## INSTRUCTIONS FOR THE TASK
Return precisely the span of lines from the top of the material below to the line containing "import plotly.graph_objects as go", both included. Pictures are excluded.

## MATERIAL

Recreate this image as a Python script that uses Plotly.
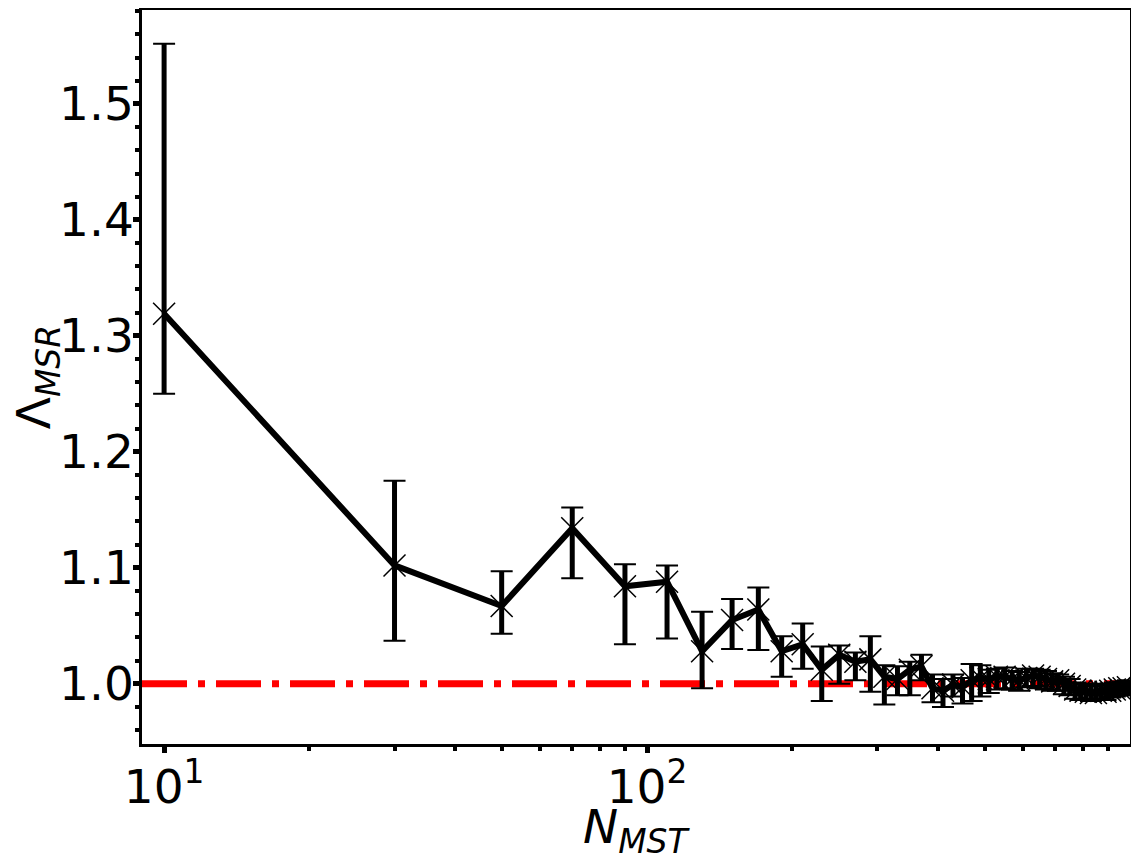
import numpy as np
import plotly.graph_objects as go

# MSR ratio against MST size, with asymmetric error ranges
n_mst = [10, 30, 50, 70, 90, 110, 130, 150, 170, 190, 210, 230, 250, 270, 290,
         310, 330, 350, 370, 390, 410, 430, 450, 470, 490, 510, 530, 550, 570,
         590, 610, 630, 650, 670, 690, 710, 730, 750, 770, 790, 810, 830, 850,
         870, 890, 910, 930, 950, 970, 990]
lam_msr = [1.319, 1.102, 1.067, 1.134, 1.084, 1.088, 1.028, 1.055, 1.064, 1.028,
           1.034, 1.012, 1.025, 1.019, 1.021, 1.006, 1.004, 1.012, 1.015, 0.996,
           0.994, 0.999, 0.997, 1.003, 1.005, 1.004, 1.006, 1.006, 1.004, 1.003,
           1.005, 1.007, 1.006, 1.004, 1.002, 1.003, 1.000, 0.998, 0.995, 0.994,
           0.993, 0.992, 0.992, 0.994, 0.993, 0.994, 0.995, 0.996, 0.996, 0.997]
lam_hi = [1.552, 1.175, 1.097, 1.152, 1.103, 1.102, 1.062, 1.073, 1.083, 1.041,
          1.052, 1.032, 1.033, 1.027, 1.041, 1.016, 1.015, 1.019, 1.025, 1.008,
          1.004, 1.008, 1.005, 1.017, 1.016, 1.012, 1.013, 1.014, 1.011, 1.010,
          1.013, 1.013, 1.012, 1.011, 1.009, 1.008, 1.006, 1.004, 1.001, 1.000,
          0.999, 0.998, 0.999, 1.000, 0.999, 1.000, 1.001, 1.001, 1.002, 1.003]
lam_lo = [1.250, 1.037, 1.043, 1.091, 1.034, 1.039, 0.996, 1.030, 1.029, 1.006,
          1.013, 0.985, 1.000, 1.003, 0.993, 0.982, 0.990, 0.990, 1.003, 0.984,
          0.980, 0.989, 0.983, 0.985, 0.989, 0.992, 0.995, 0.996, 0.995, 0.994,
          0.997, 0.998, 0.996, 0.995, 0.994, 0.994, 0.991, 0.990, 0.987, 0.986,
          0.986, 0.985, 0.986, 0.987, 0.986, 0.988, 0.989, 0.990, 0.990, 0.991]
ref_level = 1.0

x_tickvals = [10, 100]
x_ticktext = ['10<sup>1</sup>', '10<sup>2</sup>']
x_minorvals = [20, 30, 40, 50, 60, 70, 80, 90, 200, 300, 400, 500, 600, 700, 800, 900]
y_tickvals = [1.0, 1.1, 1.2, 1.3, 1.4, 1.5]
x_title = '<i>N<sub>MST</sub></i>'
y_title = '\u039b<sub><i>MSR</i></sub>'

val = np.array(lam_msr)
err_plus = np.array(lam_hi) - val
err_minus = val - np.array(lam_lo)

fig = go.Figure()

fig.add_hline(y=ref_level, line=dict(color='red', width=7, dash='45px,11px,7px,11px'),
              layer='below')

# thick error bar stems
fig.add_trace(go.Scatter(
    x=n_mst, y=lam_msr, mode='markers', marker=dict(size=0.1, color='black'),
    error_y=dict(type='data', symmetric=False, array=err_plus, arrayminus=err_minus,
                 color='black', thickness=5, width=0),
    showlegend=False, hoverinfo='skip'))
# thin caps
fig.add_trace(go.Scatter(
    x=n_mst, y=lam_msr, mode='markers', marker=dict(size=0.1, color='black'),
    error_y=dict(type='data', symmetric=False, array=err_plus, arrayminus=err_minus,
                 color='black', thickness=2, width=11),
    showlegend=False, hoverinfo='skip'))
# line + x markers
fig.add_trace(go.Scatter(
    x=n_mst, y=lam_msr, mode='lines+markers',
    line=dict(color='black', width=6),
    marker=dict(symbol='x-thin', size=22, color='black',
                line=dict(color='black', width=1.5)),
    showlegend=False))

# page body adds 8px, so the figure is a bit smaller than the window
fig.update_layout(
    width=1131, height=851,
    margin=dict(l=134, r=9, t=2, b=115),
    plot_bgcolor='white', paper_bgcolor='white',
    font=dict(family='DejaVu Sans', size=47, color='black'),
)
fig.update_xaxes(
    type='log', range=[np.log10(9), np.log10(1000)], automargin=False,
    tickvals=x_tickvals, ticktext=x_ticktext, ticklabelstandoff=-6,
    ticks='outside', ticklen=6, tickwidth=5, tickcolor='black',
    minor=dict(ticks='outside', ticklen=4, tickwidth=4, tickcolor='black',
               tickvals=x_minorvals),
    showline=True, linecolor='black', linewidth=2.5, mirror=True,
    showgrid=False, zeroline=False,
)
fig.update_yaxes(
    range=[0.948, 1.581], automargin=False,
    tickvals=y_tickvals, tickformat='.1f', ticklabelstandoff=-10,
    ticks='outside', ticklen=6, tickwidth=5, tickcolor='black',
    minor=dict(ticks='outside', ticklen=4, tickwidth=4, tickcolor='black', dtick=0.02),
    showline=True, linecolor='black', linewidth=2.5, mirror=True,
    showgrid=False, zeroline=False,
)

# axis titles as annotations so they sit where the original puts them
fig.add_annotation(text=x_title, xref='paper', yref='paper', x=0.5, y=-0.117,
                   xanchor='center', yanchor='middle', showarrow=False,
                   font=dict(size=47))
fig.add_annotation(text=y_title, xref='paper', yref='paper', x=-0.106, y=0.5,
                   xanchor='center', yanchor='middle', textangle=-90, showarrow=False,
                   font=dict(size=47))

fig.write_html('out.html')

## THE OUTPUT
Recreate this image as a Python script that uses Plotly.
import numpy as np
import plotly.graph_objects as go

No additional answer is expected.